Say how many lines contain the word "this". Only the number should be given.
══════════
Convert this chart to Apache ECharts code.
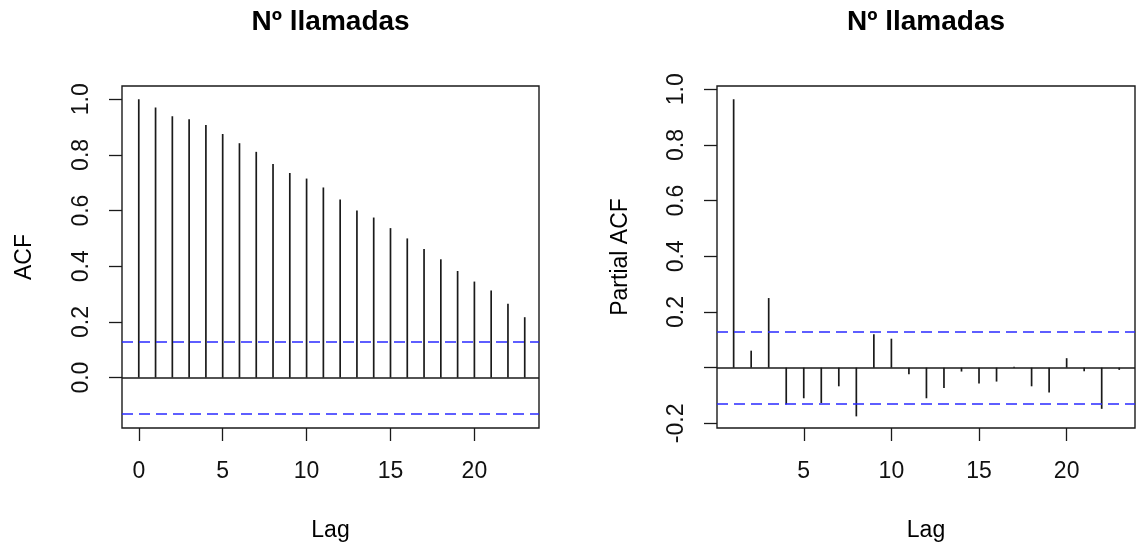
<!DOCTYPE html>
<html>
<head>
<meta charset="utf-8">
<title>Nº llamadas - ACF / PACF</title>
<script src="https://cdn.jsdelivr.net/npm/echarts@6/dist/echarts.min.js"></script>
<style>
  html, body { margin: 0; padding: 0; background: #fff; }
  #chart { width: 1138px; height: 547px; }
</style>
</head>
<body>
<div id="chart"></div>
<script>
// datos
var acfLags = [0, 1, 2, 3, 4, 5, 6, 7, 8, 9, 10, 11, 12, 13, 14, 15, 16, 17, 18, 19, 20, 21, 22, 23];
var acfValues = [1.0, 0.970, 0.939, 0.928, 0.907, 0.875, 0.842, 0.811, 0.767, 0.735, 0.715, 0.683,
                 0.640, 0.600, 0.575, 0.537, 0.500, 0.462, 0.425, 0.383, 0.345, 0.313, 0.265, 0.217];
var pacfLags = [1, 2, 3, 4, 5, 6, 7, 8, 9, 10, 11, 12, 13, 14, 15, 16, 17, 18, 19, 20, 21, 22, 23];
var pacfValues = [0.964, 0.061, 0.250, -0.132, -0.110, -0.127, -0.067, -0.175, 0.120, 0.104, -0.024,
                  -0.110, -0.073, -0.014, -0.057, -0.050, 0.003, -0.067, -0.089, 0.034, -0.013, -0.148, -0.008];
var ciBound = 0.134;

var acfXTicks = [0, 5, 10, 15, 20];
var pacfXTicks = [5, 10, 15, 20];
var acfYTicks = [0, 0.2, 0.4, 0.6, 0.8, 1.0];
var pacfYTicks = [-0.2, 0, 0.2, 0.4, 0.6, 0.8, 1.0];
var pacfYLabels = [-0.2, 0.2, 0.4, 0.6, 0.8, 1.0];

var titleText = 'Nº llamadas';
var FONT = '"Liberation Sans", Arial, sans-serif';
var INK = '#1a1a1a';

var chart = echarts.init(document.getElementById('chart'));

function stem(params, api) {
    var top = api.coord([api.value(0), api.value(1)]);
    var base = api.coord([api.value(0), 0]);
    return {
        type: 'line',
        shape: { x1: base[0], y1: base[1], x2: top[0], y2: top[1] },
        style: { stroke: INK, lineWidth: 1.7 }
    };
}

function pairs(xs, ys) {
    return xs.map(function (x, i) { return [x, ys[i]]; });
}

function xAxisOf(idx, min, max, ticks) {
    return {
        type: 'value', gridIndex: idx, min: min, max: max,
        name: 'Lag', nameLocation: 'middle', nameGap: 91,
        nameTextStyle: { fontFamily: FONT, fontSize: 23, color: '#000' },
        axisLine: { show: false, onZero: false },
        splitLine: { show: false },
        axisTick: { show: true, length: 13, customValues: ticks, lineStyle: { color: INK, width: 1.3 } },
        axisLabel: { customValues: ticks, margin: 32, fontFamily: FONT, fontSize: 23, color: '#111' }
    };
}

function yAxisOf(idx, min, max, ticks, labels, name, gap) {
    return {
        type: 'value', gridIndex: idx, min: min, max: max,
        name: name, nameLocation: 'middle', nameGap: gap, nameRotate: 90,
        nameTextStyle: { fontFamily: FONT, fontSize: 23, color: '#000' },
        axisLine: { show: false, onZero: false },
        splitLine: { show: false },
        axisTick: { show: true, length: 13, customValues: ticks, lineStyle: { color: INK, width: 1.3 } },
        axisLabel: {
            customValues: labels, rotate: 90, margin: 29, fontFamily: FONT, fontSize: 23, color: '#111',
            formatter: function (v) { return v.toFixed(1); }
        }
    };
}

function refLines() {
    return {
        silent: true, symbol: 'none', label: { show: false },
        data: [
            { yAxis: 0, lineStyle: { color: INK, type: 'solid', width: 1.7 } },
            { yAxis: ciBound, lineStyle: { color: '#2a2aff', type: [11, 6], width: 1.5 } },
            { yAxis: -ciBound, lineStyle: { color: '#2a2aff', type: [11, 6], width: 1.5 } }
        ]
    };
}

var option = {
    backgroundColor: '#fff',
    animation: false,
    graphic: [
        { type: 'text', x: 330.6, y: 8, style: { text: titleText, align: 'center', fill: '#000', font: 'bold 28px ' + FONT } },
        { type: 'text', x: 926, y: 8, style: { text: titleText, align: 'center', fill: '#000', font: 'bold 28px ' + FONT } }
    ],
    grid: [
        { left: 122, top: 86, width: 417, height: 344, show: true, borderColor: INK, borderWidth: 1.4, backgroundColor: 'transparent' },
        { left: 717, top: 86, width: 418, height: 344, show: true, borderColor: INK, borderWidth: 1.4, backgroundColor: 'transparent' }
    ],
    xAxis: [
        xAxisOf(0, -1, 23.85, acfXTicks),
        xAxisOf(1, 0.05, 23.9, pacfXTicks)
    ],
    yAxis: [
        yAxisOf(0, -0.181, 1.0475, acfYTicks, acfYTicks, 'ACF', 86),
        yAxisOf(1, -0.2168, 1.0118, pacfYTicks, pacfYLabels, 'Partial ACF', 85)
    ],
    series: [
        {
            type: 'custom', xAxisIndex: 0, yAxisIndex: 0,
            renderItem: stem, data: pairs(acfLags, acfValues),
            markLine: refLines()
        },
        {
            type: 'custom', xAxisIndex: 1, yAxisIndex: 1,
            renderItem: stem, data: pairs(pacfLags, pacfValues),
            markLine: refLines()
        }
    ]
};

chart.setOption(option);
</script>
</body>
</html>
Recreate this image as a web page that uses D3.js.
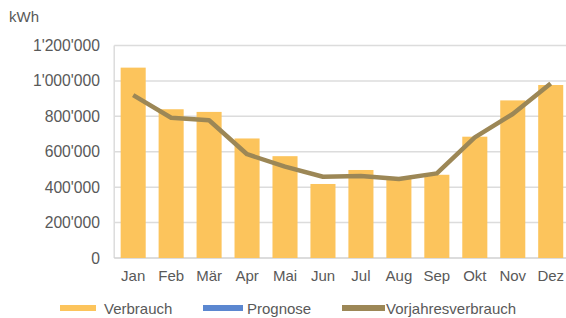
══════════
__RESPONSE TO THE EXERCISE__
2